RADICAL SAM ENZYMES IN THIENAMYCIN BIOSYNTHESIS
Marous, Daniel R
MetadataShow full item record
Despite its broad anti-infective activity, the biosynthesis of the paradigm carbapenem antibiotic, thienamycin, remains largely unknown. Apart from the first two biosynthetic steps shared with a simple carbapenem, the pathway sharply diverges to the more structurally complex members of this class of beta-lactam antibiotics like thienamycin. Existing evidence points to three putative cobalamin-dependent, radical S- adenosylmethionine (RS) enzymes, ThnK, ThnL and ThnP, potentially being responsible for assembly of the ethyl side chain at C6, bridgehead epimerization at C5, installation of the C2-thioether side chain and C2/3-desaturation.

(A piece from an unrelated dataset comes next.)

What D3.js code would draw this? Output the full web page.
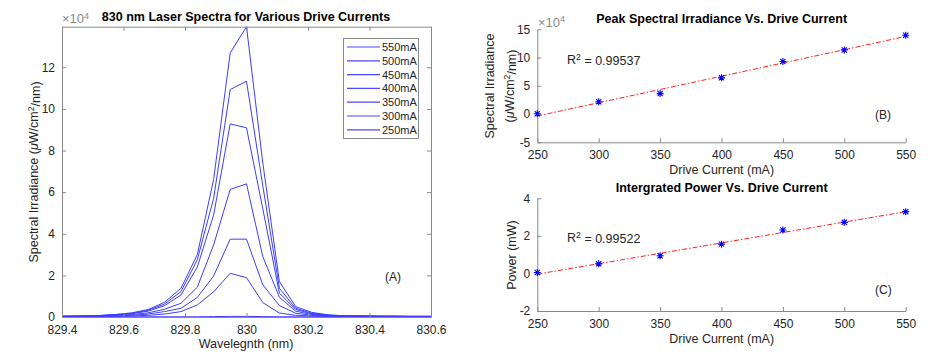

The C2 substituent has been demonstrated to be derived from stepwise truncation of coenzyme A, but the timing of these events with respect to C2—S bond formation is not known. Using in vitro reactions with synthetically-accessed substrates, we show that ThnK of the three apparent cobalamin-dependent RS enzymes performs sequential methylations to build out the C6- ethyl side chain in a stereocontrolled manner. This enzymatic reaction produced the expected RS methylase coproducts S-adenosylhomocysteine (SAH) and 5’- deoxyadenosine (5’-dA) by LC-MS and was also found to require cobalamin. For double methylation to occur, the carbapenam substrate must bear a coenzyme A-derived C2- thioether side chain, implying the activity of a prior sulfur insertion by an unidentified enzyme. Heterologous expression of thienamycin biosynthetic enzymes in Streptomyces combined with a competition bioassay now implicates ThnL in attachment of the thioether. Additional substrate profiling with ThnK suggests that CoA itself is added to the bicyclic carbapenam nucleus. These insights allow refinements of the central steps in complex carbapenem biosynthesis.